_WHAT YOU HAVE TO DO_
Drop the images; return everything else in the listing below exactly.
__________________________________________________
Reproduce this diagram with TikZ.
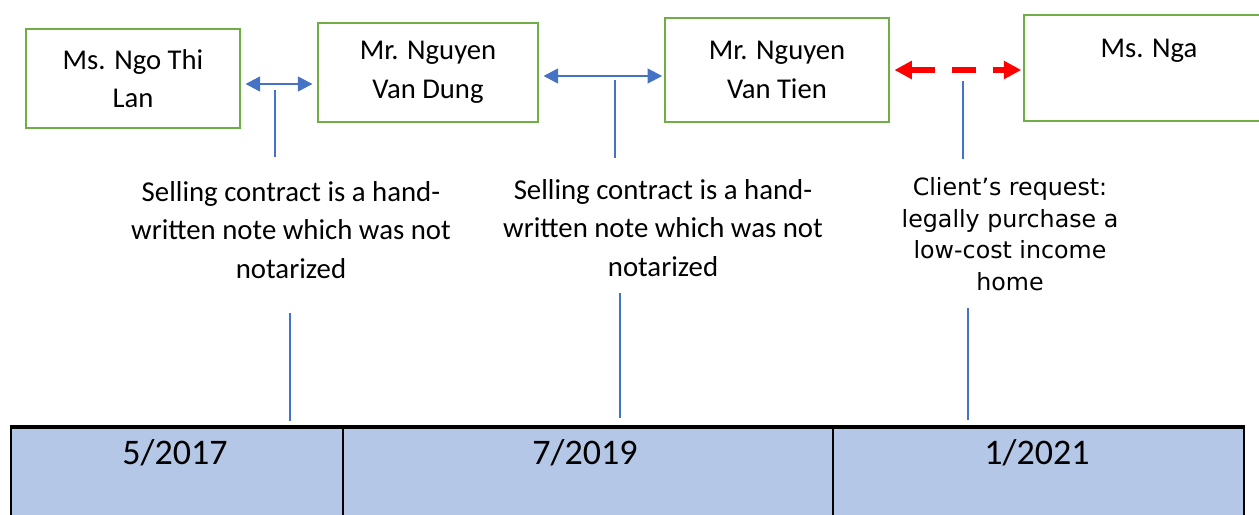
\documentclass[tikz,border=0pt]{standalone}
\usepackage{fontspec}
\setmainfont{Carlito}
\newfontfamily\verdfont{DejaVu Sans}
\usetikzlibrary{arrows.meta}
\definecolor{boxgreen}{HTML}{70AD47}
\definecolor{linkblue}{HTML}{4472C4}
\definecolor{cellblue}{HTML}{B4C7E7}
\newcommand\pxu{0.75pt}

\begin{document}
\begin{tikzpicture}[x=0.75pt,y=-0.75pt,
    person/.style={draw=boxgreen,line width=2.2pt,align=center,inner sep=0pt,
        font=\fontsize{21.5}{29}\selectfont},
    link/.style={linkblue,line width=1.8pt,
        {Triangle[length=11pt,width=11pt]}-{Triangle[length=11pt,width=11pt]}},
    request/.style={red,line width=4.2pt,dash pattern=on 18pt off 13pt,
        {Triangle[length=13pt,width=13pt]}-{Triangle[length=13pt,width=13pt]}},
    stem/.style={linkblue,line width=1.4pt},
    note/.style={align=center,font=\fontsize{21.6}{29}\selectfont},
    cell/.style={draw=black,line width=1.5pt,fill=cellblue,anchor=north west,inner sep=0pt},
    date/.style={font=\fontsize{27}{32}\selectfont}]
    \useasboundingbox (0,0) rectangle (1259,514);

    \node[person,minimum width=214*\pxu,minimum height=99*\pxu] (lan) at (133,78.5) {Ms. Ngo Thi\\Lan};
    \node[person,minimum width=220*\pxu,minimum height=99*\pxu] (dung) at (428,72.5) {Mr. Nguyen\\Van Dung};
    \node[person,minimum width=224*\pxu,minimum height=104*\pxu] (tien) at (777,70) {Mr. Nguyen\\Van Tien};
    \node[person,minimum width=250*\pxu,minimum height=106*\pxu] (nga) at (1149,68) {Ms. Nga\\~};

    \draw[link,shorten <=3pt,shorten >=3pt] (lan.east |- 0,84) to (dung.west |- 0,84);
    \draw[link,shorten <=3pt,shorten >=1pt] (dung.east |- 0,76) to (tien.west |- 0,76);
    \draw[request,shorten <=3pt,shorten >=1pt] (tien.east |- 0,70) to (nga.west |- 0,70);

    \node[note] (n1) at (291,230) {Selling contract is a hand-\\written note which was not\\notarized};
    \node[note] (n2) at (663,228) {Selling contract is a hand-\\written note which was not\\notarized};
    \node[align=center,font=\verdfont\fontsize{17.8}{23.6}\selectfont] (n3) at (1010,234)
        {Client’s request:\\legally purchase a\\low-cost income\\home};

    \node[cell,minimum width=332*\pxu,minimum height=100*\pxu] (c1) at (10,427) {};
    \node[cell,minimum width=490*\pxu,minimum height=100*\pxu] (c2) at (342,427) {};
    \node[cell,minimum width=411*\pxu,minimum height=100*\pxu] (c3) at (832,427) {};
    \draw[line width=2.4pt] (c1.north west) -- (c3.north east);
    \node[date] (d1) at (175,453) {5/2017};
    \node[date] (d2) at (585,453) {7/2019};
    \node[date] (d3) at (1037,453) {1/2021};

    % stems from the arrows to the notes and from the notes to the dates
    \coordinate (t1) at (275,90);  \coordinate (u1) at (275,157);
    \coordinate (t2) at (615,80);  \coordinate (u2) at (615,158);
    \coordinate (t3) at (963,81);  \coordinate (u3) at (963,159);
    \coordinate (v1) at (290,313); \coordinate (w1) at (290,421);
    \coordinate (v2) at (620,293); \coordinate (w2) at (620,418);
    \coordinate (v3) at (968,308); \coordinate (w3) at (968,420);
    \foreach \i in {1,2,3} {
        \draw[stem] (t\i) -- (u\i);
        \draw[stem] (v\i) -- (w\i);
    }
\end{tikzpicture}
\end{document}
__________________________________________________
_TASK SOLUTION_
Reproduce this diagram with TikZ.
\documentclass[tikz,border=0pt]{standalone}
\usepackage{fontspec}
\setmainfont{Carlito}
\newfontfamily\verdfont{DejaVu Sans}
\usetikzlibrary{arrows.meta}
\definecolor{boxgreen}{HTML}{70AD47}
\definecolor{linkblue}{HTML}{4472C4}
\definecolor{cellblue}{HTML}{B4C7E7}
\newcommand\pxu{0.75pt}

\begin{document}
\begin{tikzpicture}[x=0.75pt,y=-0.75pt,
    person/.style={draw=boxgreen,line width=2.2pt,align=center,inner sep=0pt,
        font=\fontsize{21.5}{29}\selectfont},
    link/.style={linkblue,line width=1.8pt,
        {Triangle[length=11pt,width=11pt]}-{Triangle[length=11pt,width=11pt]}},
    request/.style={red,line width=4.2pt,dash pattern=on 18pt off 13pt,
        {Triangle[length=13pt,width=13pt]}-{Triangle[length=13pt,width=13pt]}},
    stem/.style={linkblue,line width=1.4pt},
    note/.style={align=center,font=\fontsize{21.6}{29}\selectfont},
    cell/.style={draw=black,line width=1.5pt,fill=cellblue,anchor=north west,inner sep=0pt},
    date/.style={font=\fontsize{27}{32}\selectfont}]
    \useasboundingbox (0,0) rectangle (1259,514);

    \node[person,minimum width=214*\pxu,minimum height=99*\pxu] (lan) at (133,78.5) {Ms. Ngo Thi\\Lan};
    \node[person,minimum width=220*\pxu,minimum height=99*\pxu] (dung) at (428,72.5) {Mr. Nguyen\\Van Dung};
    \node[person,minimum width=224*\pxu,minimum height=104*\pxu] (tien) at (777,70) {Mr. Nguyen\\Van Tien};
    \node[person,minimum width=250*\pxu,minimum height=106*\pxu] (nga) at (1149,68) {Ms. Nga\\~};

    \draw[link,shorten <=3pt,shorten >=3pt] (lan.east |- 0,84) to (dung.west |- 0,84);
    \draw[link,shorten <=3pt,shorten >=1pt] (dung.east |- 0,76) to (tien.west |- 0,76);
    \draw[request,shorten <=3pt,shorten >=1pt] (tien.east |- 0,70) to (nga.west |- 0,70);

    \node[note] (n1) at (291,230) {Selling contract is a hand-\\written note which was not\\notarized};
    \node[note] (n2) at (663,228) {Selling contract is a hand-\\written note which was not\\notarized};
    \node[align=center,font=\verdfont\fontsize{17.8}{23.6}\selectfont] (n3) at (1010,234)
        {Client’s request:\\legally purchase a\\low-cost income\\home};

    \node[cell,minimum width=332*\pxu,minimum height=100*\pxu] (c1) at (10,427) {};
    \node[cell,minimum width=490*\pxu,minimum height=100*\pxu] (c2) at (342,427) {};
    \node[cell,minimum width=411*\pxu,minimum height=100*\pxu] (c3) at (832,427) {};
    \draw[line width=2.4pt] (c1.north west) -- (c3.north east);
    \node[date] (d1) at (175,453) {5/2017};
    \node[date] (d2) at (585,453) {7/2019};
    \node[date] (d3) at (1037,453) {1/2021};

    % stems from the arrows to the notes and from the notes to the dates
    \coordinate (t1) at (275,90);  \coordinate (u1) at (275,157);
    \coordinate (t2) at (615,80);  \coordinate (u2) at (615,158);
    \coordinate (t3) at (963,81);  \coordinate (u3) at (963,159);
    \coordinate (v1) at (290,313); \coordinate (w1) at (290,421);
    \coordinate (v2) at (620,293); \coordinate (w2) at (620,418);
    \coordinate (v3) at (968,308); \coordinate (w3) at (968,420);
    \foreach \i in {1,2,3} {
        \draw[stem] (t\i) -- (u\i);
        \draw[stem] (v\i) -- (w\i);
    }
\end{tikzpicture}
\end{document}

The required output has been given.